## Written instruction
Please reproduce the lines of the records below from the one holding "What React, TypeScript" through the one holding "Chart.register(...registerables);", inclusive, skipping all pictures.

## Data shown
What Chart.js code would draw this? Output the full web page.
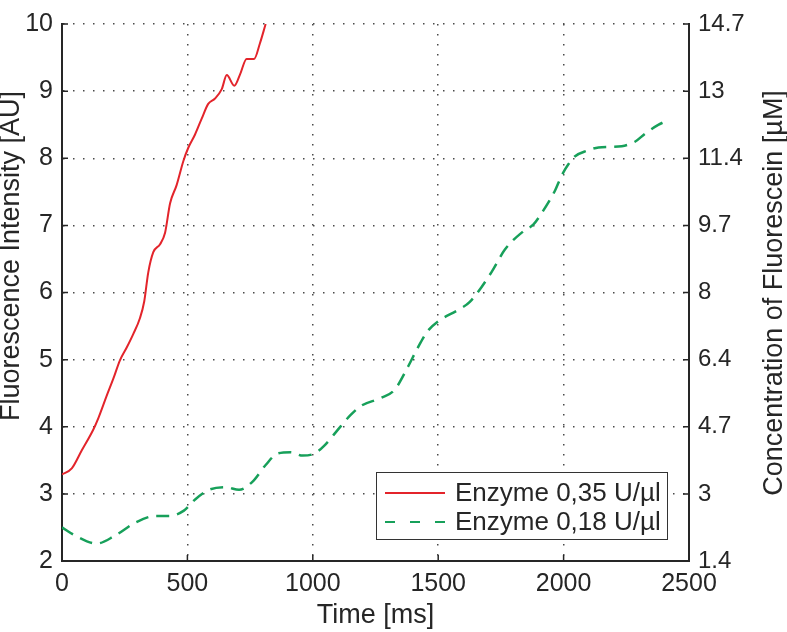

==

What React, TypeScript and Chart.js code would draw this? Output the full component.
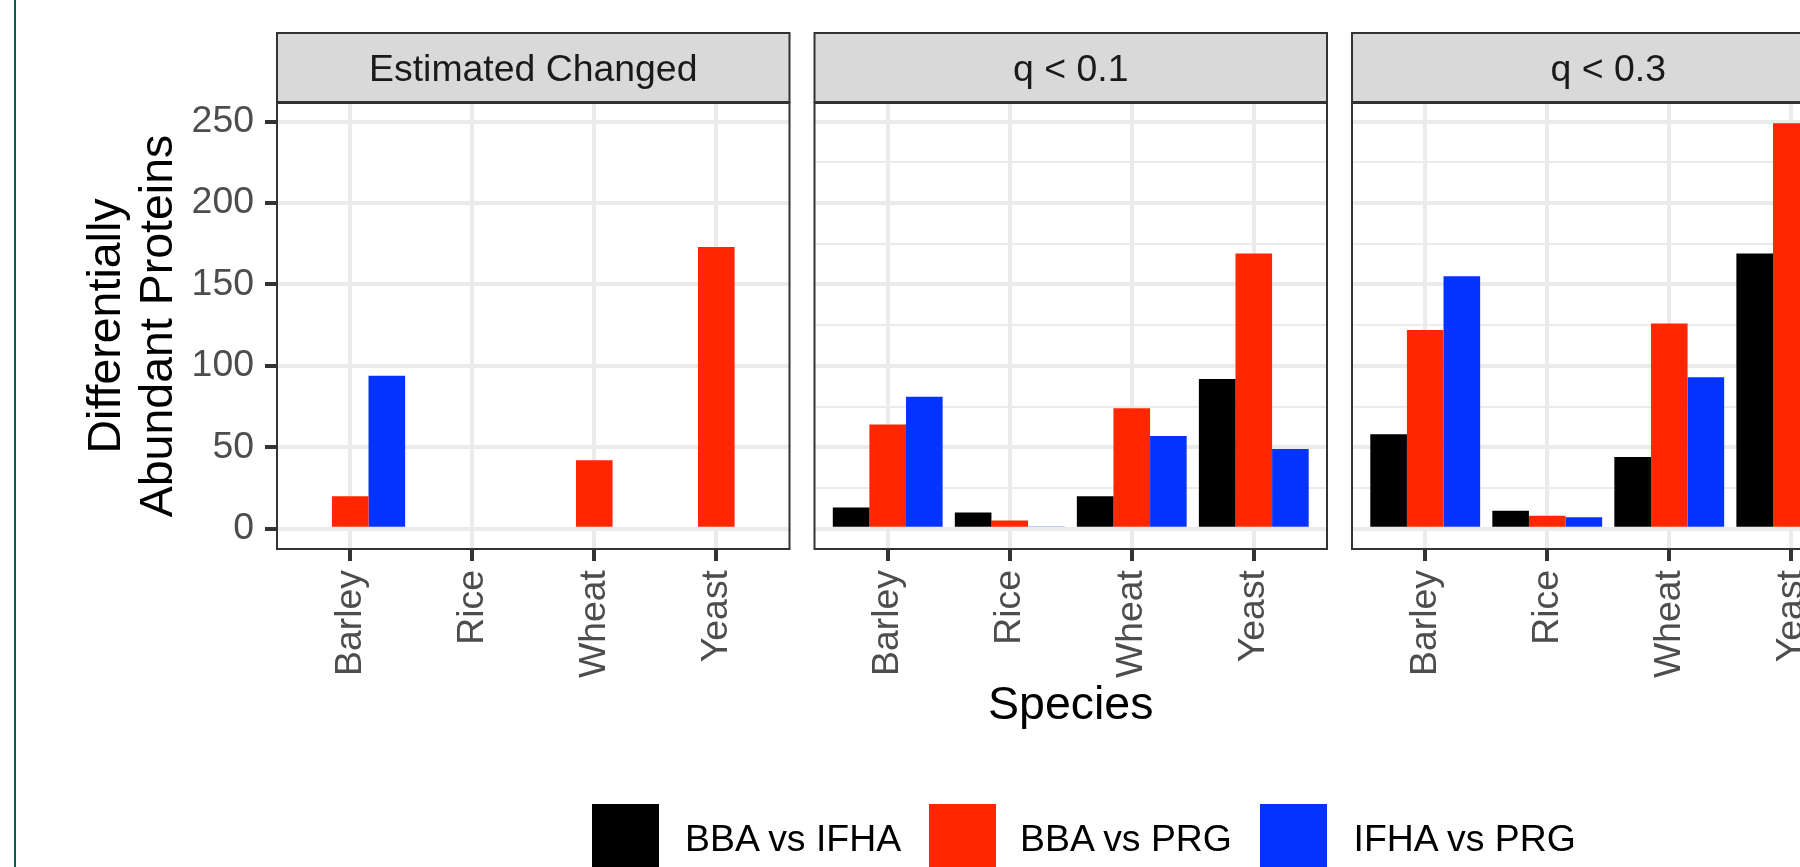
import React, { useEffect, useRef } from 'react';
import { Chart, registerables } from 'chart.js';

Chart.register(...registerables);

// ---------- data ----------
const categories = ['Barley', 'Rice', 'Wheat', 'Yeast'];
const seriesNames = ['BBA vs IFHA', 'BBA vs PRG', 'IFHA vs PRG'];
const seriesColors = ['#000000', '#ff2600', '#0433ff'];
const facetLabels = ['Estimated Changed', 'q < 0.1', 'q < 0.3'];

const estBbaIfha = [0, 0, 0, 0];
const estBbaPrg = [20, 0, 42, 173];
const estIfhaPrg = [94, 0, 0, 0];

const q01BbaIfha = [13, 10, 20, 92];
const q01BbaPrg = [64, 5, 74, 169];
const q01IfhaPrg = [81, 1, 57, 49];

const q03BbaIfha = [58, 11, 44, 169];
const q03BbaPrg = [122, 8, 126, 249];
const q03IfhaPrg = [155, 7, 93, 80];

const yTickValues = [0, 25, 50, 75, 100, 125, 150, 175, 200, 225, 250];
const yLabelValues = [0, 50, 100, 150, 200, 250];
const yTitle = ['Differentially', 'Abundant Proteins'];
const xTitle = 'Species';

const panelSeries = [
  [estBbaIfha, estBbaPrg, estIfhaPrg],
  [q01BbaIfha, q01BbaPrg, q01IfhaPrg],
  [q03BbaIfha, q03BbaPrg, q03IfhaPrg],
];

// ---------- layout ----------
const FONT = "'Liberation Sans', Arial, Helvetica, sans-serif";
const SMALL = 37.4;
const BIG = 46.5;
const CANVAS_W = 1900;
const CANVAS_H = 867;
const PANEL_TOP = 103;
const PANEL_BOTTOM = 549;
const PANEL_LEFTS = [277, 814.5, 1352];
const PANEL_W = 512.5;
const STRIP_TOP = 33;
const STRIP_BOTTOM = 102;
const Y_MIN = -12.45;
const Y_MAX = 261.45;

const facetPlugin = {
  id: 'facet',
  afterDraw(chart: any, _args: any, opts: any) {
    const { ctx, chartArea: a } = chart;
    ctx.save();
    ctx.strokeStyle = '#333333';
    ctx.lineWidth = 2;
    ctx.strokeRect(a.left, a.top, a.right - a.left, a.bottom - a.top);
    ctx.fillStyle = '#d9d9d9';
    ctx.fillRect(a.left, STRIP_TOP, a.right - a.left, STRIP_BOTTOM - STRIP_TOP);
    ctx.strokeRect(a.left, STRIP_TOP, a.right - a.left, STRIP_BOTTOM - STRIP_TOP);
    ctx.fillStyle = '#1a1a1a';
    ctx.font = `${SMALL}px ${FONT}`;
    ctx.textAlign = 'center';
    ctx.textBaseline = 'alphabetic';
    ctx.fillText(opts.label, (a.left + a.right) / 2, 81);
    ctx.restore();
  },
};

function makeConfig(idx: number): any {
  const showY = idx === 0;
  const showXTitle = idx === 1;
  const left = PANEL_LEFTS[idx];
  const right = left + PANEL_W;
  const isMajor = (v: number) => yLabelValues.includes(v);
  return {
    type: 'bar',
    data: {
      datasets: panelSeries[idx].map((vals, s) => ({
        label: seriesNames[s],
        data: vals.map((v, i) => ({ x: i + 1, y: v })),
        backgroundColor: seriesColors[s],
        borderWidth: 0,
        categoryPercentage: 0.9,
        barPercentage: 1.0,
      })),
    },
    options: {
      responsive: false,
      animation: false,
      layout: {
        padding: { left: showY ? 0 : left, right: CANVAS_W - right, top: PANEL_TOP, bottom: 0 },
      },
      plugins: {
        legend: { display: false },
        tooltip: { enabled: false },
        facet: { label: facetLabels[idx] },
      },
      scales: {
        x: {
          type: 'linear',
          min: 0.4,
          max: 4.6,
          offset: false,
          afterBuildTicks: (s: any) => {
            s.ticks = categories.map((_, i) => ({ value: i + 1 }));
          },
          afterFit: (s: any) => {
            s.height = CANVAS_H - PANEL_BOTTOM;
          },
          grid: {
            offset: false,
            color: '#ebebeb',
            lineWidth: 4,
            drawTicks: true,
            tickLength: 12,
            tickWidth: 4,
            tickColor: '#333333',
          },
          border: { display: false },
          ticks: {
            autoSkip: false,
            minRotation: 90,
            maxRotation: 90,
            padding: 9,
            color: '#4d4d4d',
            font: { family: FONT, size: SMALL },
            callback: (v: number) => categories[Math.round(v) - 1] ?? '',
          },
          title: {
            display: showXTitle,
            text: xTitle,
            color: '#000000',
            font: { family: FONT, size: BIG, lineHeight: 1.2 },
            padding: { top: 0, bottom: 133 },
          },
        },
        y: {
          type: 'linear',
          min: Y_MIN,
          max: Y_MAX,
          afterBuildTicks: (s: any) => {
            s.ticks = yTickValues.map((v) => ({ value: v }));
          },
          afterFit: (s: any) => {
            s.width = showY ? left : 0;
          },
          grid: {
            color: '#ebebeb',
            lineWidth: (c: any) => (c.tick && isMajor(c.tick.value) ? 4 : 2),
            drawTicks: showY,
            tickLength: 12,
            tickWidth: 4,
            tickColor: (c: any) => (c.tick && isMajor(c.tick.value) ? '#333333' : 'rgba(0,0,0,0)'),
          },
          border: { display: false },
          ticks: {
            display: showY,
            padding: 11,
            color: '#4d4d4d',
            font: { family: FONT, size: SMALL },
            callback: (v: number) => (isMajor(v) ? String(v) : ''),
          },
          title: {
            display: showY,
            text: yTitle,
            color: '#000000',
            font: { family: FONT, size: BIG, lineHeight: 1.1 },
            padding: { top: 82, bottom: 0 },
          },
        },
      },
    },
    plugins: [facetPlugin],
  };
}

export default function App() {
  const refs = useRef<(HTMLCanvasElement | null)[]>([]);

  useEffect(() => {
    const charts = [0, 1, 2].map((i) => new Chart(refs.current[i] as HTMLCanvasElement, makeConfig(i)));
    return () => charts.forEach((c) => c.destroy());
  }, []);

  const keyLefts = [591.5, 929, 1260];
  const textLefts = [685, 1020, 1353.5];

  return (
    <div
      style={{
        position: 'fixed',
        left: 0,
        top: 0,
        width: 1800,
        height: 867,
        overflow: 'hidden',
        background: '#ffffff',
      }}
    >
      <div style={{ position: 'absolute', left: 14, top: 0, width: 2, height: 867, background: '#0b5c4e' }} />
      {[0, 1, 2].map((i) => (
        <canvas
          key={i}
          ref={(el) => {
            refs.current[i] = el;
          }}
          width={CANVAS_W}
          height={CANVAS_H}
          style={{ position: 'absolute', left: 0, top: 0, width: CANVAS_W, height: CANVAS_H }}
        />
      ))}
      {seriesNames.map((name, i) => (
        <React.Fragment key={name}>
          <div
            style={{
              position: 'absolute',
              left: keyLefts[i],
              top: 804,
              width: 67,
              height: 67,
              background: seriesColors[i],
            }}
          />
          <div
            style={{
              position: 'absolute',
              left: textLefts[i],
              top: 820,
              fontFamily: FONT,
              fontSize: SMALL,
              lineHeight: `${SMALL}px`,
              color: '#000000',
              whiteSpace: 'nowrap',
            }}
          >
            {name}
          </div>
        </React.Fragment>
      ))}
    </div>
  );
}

## Finished task
What React, TypeScript and Chart.js code would draw this? Output the full component.
import React, { useEffect, useRef } from 'react';
import { Chart, registerables } from 'chart.js';

Chart.register(...registerables);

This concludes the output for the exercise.